The overall investment in the facility is an estimated $50-$60 million in a three-phase buildout. A total of 160,000 visitors per year are expected, Carpenter said..

Carpenter emphasized races are not planned for the road course, which is intended for sports car owners to drive at high speeds in a safe, off-highway area. They are planning a karting facility, Carpenter said, which is not what the name implies.

“It’s not a race track or NASCAR facility,” Carpenter said. “We don’t plan to host sanctioned events.”

The facilities will be designed to blend in with the horse-related barns and structures in the northern area of Shelbyville, according to Carpenter.

GC Performance Classics has already opened Shelbyville facilities on North Main Street and Prince Street, Carpenter said. They will eventually be part of a large area of high-end sports car technical facilities at Tennessee Downs covering all aspects of vehicles.

Carpenter likes the potential tie-in of Shelbyville with a legendary racer and auto manufacturer.

“I’d like to hold a Shelby Fest and make it an annual event,” Carpenter said, name-dropping Carroll Shelby, known primarily for sports cars bearing his own name and Shelby-modified Ford Mustangs. Carpenter, an admitted fan of Shelby the racer and his cars, said plans for the campus include a Ford Garage restaurant.

A Tennessee Concours d’Elegance is in the works, Carpenter said. He compared the proposed event to the famed Pebble Beach yearly car show. A similar event made a $30 million economic area in another area, statistics shown to the council indicated.

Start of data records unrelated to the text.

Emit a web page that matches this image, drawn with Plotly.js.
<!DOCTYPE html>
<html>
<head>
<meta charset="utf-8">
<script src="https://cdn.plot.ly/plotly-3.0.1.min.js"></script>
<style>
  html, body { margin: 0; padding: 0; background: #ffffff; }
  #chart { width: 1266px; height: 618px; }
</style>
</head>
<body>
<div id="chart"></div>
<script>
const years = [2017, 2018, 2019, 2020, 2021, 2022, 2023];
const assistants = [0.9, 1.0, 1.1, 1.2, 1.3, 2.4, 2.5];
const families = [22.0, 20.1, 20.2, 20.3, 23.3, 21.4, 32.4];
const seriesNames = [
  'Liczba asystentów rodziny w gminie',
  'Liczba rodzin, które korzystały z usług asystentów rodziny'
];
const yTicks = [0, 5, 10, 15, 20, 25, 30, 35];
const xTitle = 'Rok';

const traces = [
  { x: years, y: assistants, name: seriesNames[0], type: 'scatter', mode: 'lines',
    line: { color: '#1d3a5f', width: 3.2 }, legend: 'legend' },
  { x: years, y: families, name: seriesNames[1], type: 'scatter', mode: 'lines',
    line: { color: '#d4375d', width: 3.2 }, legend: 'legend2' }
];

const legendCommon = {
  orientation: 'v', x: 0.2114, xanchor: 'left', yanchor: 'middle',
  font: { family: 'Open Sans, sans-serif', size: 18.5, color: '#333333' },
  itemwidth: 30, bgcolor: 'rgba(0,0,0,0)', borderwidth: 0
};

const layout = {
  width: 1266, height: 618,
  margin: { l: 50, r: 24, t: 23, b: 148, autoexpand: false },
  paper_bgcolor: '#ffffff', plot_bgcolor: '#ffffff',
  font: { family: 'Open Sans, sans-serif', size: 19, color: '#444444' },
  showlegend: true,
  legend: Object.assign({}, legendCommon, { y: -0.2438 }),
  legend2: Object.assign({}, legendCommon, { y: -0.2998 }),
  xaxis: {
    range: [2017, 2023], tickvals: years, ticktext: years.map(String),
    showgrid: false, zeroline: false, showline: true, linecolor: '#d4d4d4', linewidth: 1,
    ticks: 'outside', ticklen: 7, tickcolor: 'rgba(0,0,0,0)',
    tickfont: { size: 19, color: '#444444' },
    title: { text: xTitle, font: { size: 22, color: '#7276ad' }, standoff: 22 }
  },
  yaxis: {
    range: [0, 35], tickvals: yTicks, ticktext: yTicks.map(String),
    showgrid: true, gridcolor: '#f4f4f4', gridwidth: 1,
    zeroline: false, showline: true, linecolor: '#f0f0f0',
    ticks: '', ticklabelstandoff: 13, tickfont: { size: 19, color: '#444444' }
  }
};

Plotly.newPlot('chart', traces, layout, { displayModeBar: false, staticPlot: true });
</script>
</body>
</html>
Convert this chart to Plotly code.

The event will include some of the world’s most expensive and rare sports cars.

He also hopes to open a “heritage museum” and invite students from around the area for tours. The museum will include local history as well as vehicles, Carpenter said.

The Tennessee Downs car show, held last year on the Shelbyville square, will hopefully become an annual event, Carpenter said.

New residents are likely to be attracted to the area by the facility, the council was told.

“Several car enthusiasts have told me they’re moving to the Shelbyville area when Tennessee Downs is complete,” Carpenter said.

Council member Bobby Turnbow asked Carpenter, who said he’d spent 19 years working in commercial construction and development, if local utility providers had been consulted.

“Did you ever think about infrastructure?” Turnbow said. “Water’s going to be an issue.”

Carpenter replied that utility providers were consulted. Plans are for the facility to have its own privately-owned system.

“We’d like to have our infrastructure ready for you,” Carroll said.

Plans are for what was referred to as the “north course” to be completed by September or October, Carpenter told the council.

The first-year phase will include “conmercial services” including auto repair and restoration firms, luxury garages, and the track, Carpenter said. Luxury garages, a fueling center, administration and welcome center buildings and Ford’s Garage wll be included in the second-year buildout, and a convention center, banquet hall, the museum, retail shops and the karting track in the third year.

“I’m really excited about this. For me, it’s definitely a dream,” Carpenter said.

Big hopes

“We have got to take advantage of when this many people are coming to this town,” Shelbyville-Bedford Partnership President/CEO Shane Hooper told the council following the speakers’ presentations. “We need to keep people staying and eating here.”

Hooper said too many Shelbyville visitors lodge and dine in Murfreesboro and Tullahoma. He said three hotel chains are looking at Shelbyville and reminded the council that more tax revenue from visitors reduces the burden on local residents.